Alain MABANCKOU, BEMBA Tostao, ZAO, le Président Pascal LISSOUBA, le Général Jean Marie-Michel MOKOKO, Jacques NDOMBA dit Géomètre, MOUTOUARI KOSMOS, YOULOU Mabiala, MINGA PEPE, Gabriel NDENGAKI, KOULINKA Solange, ainsi que les combattants de la liberté et de l'esprit. On pourra y ramener les restes des Présidents l'Abbé Fulbert YOULOU et Marien NGOUABI, Jacques OPANGAULT, Félix TCHICAYA, André MILONGO, Stéphane TCHITIELLE, Monseigneur KOMBO, MOUKILA Sayal, Jean MALONGA, Paul KAMBA, Antoine MOUNDANDA, GOTTEN, Jacques LOUBELO, TCHICAYA UTAM'SI, SONY LABOU TANSI, LETEMBET AMBILLY, Sylvain BEMBA, BEMBA Yvon dit PAMELO MOUN'KA, les Abbés NKOUNKOU, SINGA, BADILA et Eugene KAKOU, ESSOUS, NINO MALAPET, ABANGUI Raymond, BIYELA Gerry Gerard, NTALOULOU Alphonso, POUELA DU POOL, KABAKO Lambert, Saturnin PANDI, KOUKA Celestin, SAMBA Mascott, RAPHA BOUNDZEKI, Ange LINO, Maxime MATSIMA, NIANGOU dit Youandé, OBA Nicole etc. On pourra y enterrer aussi tous les congolais qui se sont distingués dans des pratiques sociales.

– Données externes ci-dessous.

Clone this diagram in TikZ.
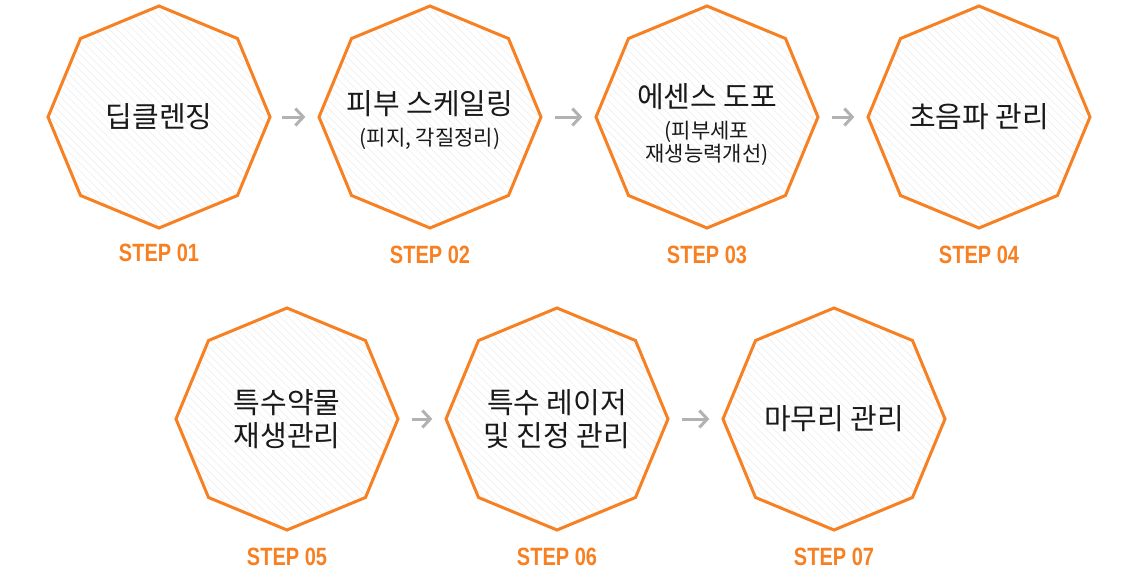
\documentclass[tikz,border=0pt]{standalone}
\usepackage{fontspec}
\setmainfont{Noto Sans CJK KR}
\newfontfamily\stepfont{Liberation Sans}
\usetikzlibrary{shapes.geometric}
\usetikzlibrary{patterns.meta}
\usetikzlibrary{arrows.meta}
\usetikzlibrary{positioning}

\definecolor{steporange}{RGB}{246,128,34}
\definecolor{flowgray}{RGB}{178,178,178}
\newcommand\subtxt[1]{{\fontsize{21}{23}\selectfont #1}}

\tikzset{
  oct/.style={draw=steporange, line width=3pt, regular polygon, regular polygon sides=8,
    shape border rotate=22.5, minimum size=222pt, inner sep=0pt,
    pattern={Lines[angle=-45,distance=5.5pt,line width=0.6pt]}, pattern color=black!7},
  octtxt/.style={align=center, inner sep=0pt, text=black!90, font=\fontsize{29}{33}\selectfont},
  steplbl/.style={text=steporange, font=\stepfont\bfseries\fontsize{25}{25}\selectfont},
  flow/.style={draw=flowgray, line width=3pt, -{Straight Barb[length=8pt,width=17pt]},
    shorten >=12pt, shorten <=12pt}
}

\begin{document}
\begin{tikzpicture}[x=1pt, y=-1pt]
\useasboundingbox (0,0) rectangle (1138,581);

\foreach \i/\x/\y/\dy/\txt in {1/159/117/0/{딥클렌징},
  2/430/117/3/{피부 스케일링\\[-2pt]\subtxt{(피지, 각질정리)}},
  3/707/117/8/{에센스 도포\\[-2pt]\subtxt{(피부세포}\\[-10pt]\subtxt{재생능력개선)}},
  4/979/117/0/{초음파 관리},
  5/287/419/0/{특수약물\\재생관리},
  6/557/419/0/{특수 레이저\\및 진정 관리},
  7/834/419/0/{마무리 관리}}
{
  \node[oct] (s\i) at (\x,\y) {};
  \node[octtxt] (t\i) at ([yshift=-\dy pt]s\i.center) {\txt};
}

\foreach \i in {1,...,7} \node[steplbl] (l\i) at ([yshift=-25pt]s\i.south) {\scalebox{0.8}[1]{STEP 0\i}};

\foreach \a/\b in {1/2, 2/3, 3/4, 5/6, 6/7} \draw[flow] (s\a) -- (s\b);

\end{tikzpicture}
\end{document}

Cela étant, le lieu d'inhumation de MBIKI NANITELAMIO à QUEBEC dans des circonstances particulières et légitimes pose tout de même la question centrale de la perpétuation de notre mémoire en tant que socle de notre patriotisme. Il y a une frustration légitime que de constater que celui qui a rendu possible le rétablissement de notre Drapeau National sera enterré loin de la terre natale. Loin de ce pays qu'il a tant aimé et pour lequel il fit vibrer tous les cœurs lorsque, le visage frénétique et débordant de patriotisme, il entonna avec hilarité et ivresse l'hymne national à la fin de son allocution à la Conférence Nationale de 1991. Je suis triste bien que respectueux de la volonté du défunt et de sa famille. C'est une partie du Congo qui s'éloigne de nous. Une déchirure affective avec notre histoire et notre mémoire. Prenons l'exemple français, l'enfant de ce pays revisite son histoire et consolide ses repères identitaires et patriotiques toutes les fois qu'il se rend au Cimetière du Père LACHAISE en s'inclinant devant les tombes de François ARAGO, Auguste BLANQUI, Alexandre LEDRU-ROLLIN, Félix FAURE, Alphonse DAUDET, MOLIERE, Maurice THOREZ, ARCHAMBAULT, MONTAIGNE, Jean De LA FONTAINE, André MASSENA, Yves MONTAND etc. Au Panthéon, à Paris 5e, le cœur du jeune français est envahi par une grande charge patriotique et émotive au nom de la Nation lorsqu'il visite les tombes d'Emile ZOLA, J.J.ROUSSEAU, VOLTAIRE, Victor HUGO, MONTESQUIEU, AUBRAC ou SOUFFLOT.

La mort nous ramène toujours aux terres de naissance, aux origines comme commencement de notre cheminement sur terre. Elle nous y renvoie avec une rare brutalité contraignante après l'ultime appel des étoiles en dépit de nos dernières volontés. On revient aux origines, à la terre natale, comme lieu de fixation territoriale pour l'éternité. Cette éternité rend compte de l'histoire et la mémoire qui s'y rattache. Et le Congo-Brazzaville est en quête de référents identitaires présidant à la formation d'une conscience nationale, prélude à l'avènement d'un Etat démocratique et citoyen.

Notre drame en tant que congolais est immense. Et si le cimetière en tant que haut lieu de la construction de la mémoire et de sa perpétuation nous rappelait nos impasses et nos carences identitaires ? Le cas de MBIKI DE NANITELAMIO comme révélateur. Repose en Paix Cher MBIKI, combattant de la Liberté. Demain, tu retrouveras la terre natale…pour l'éternité.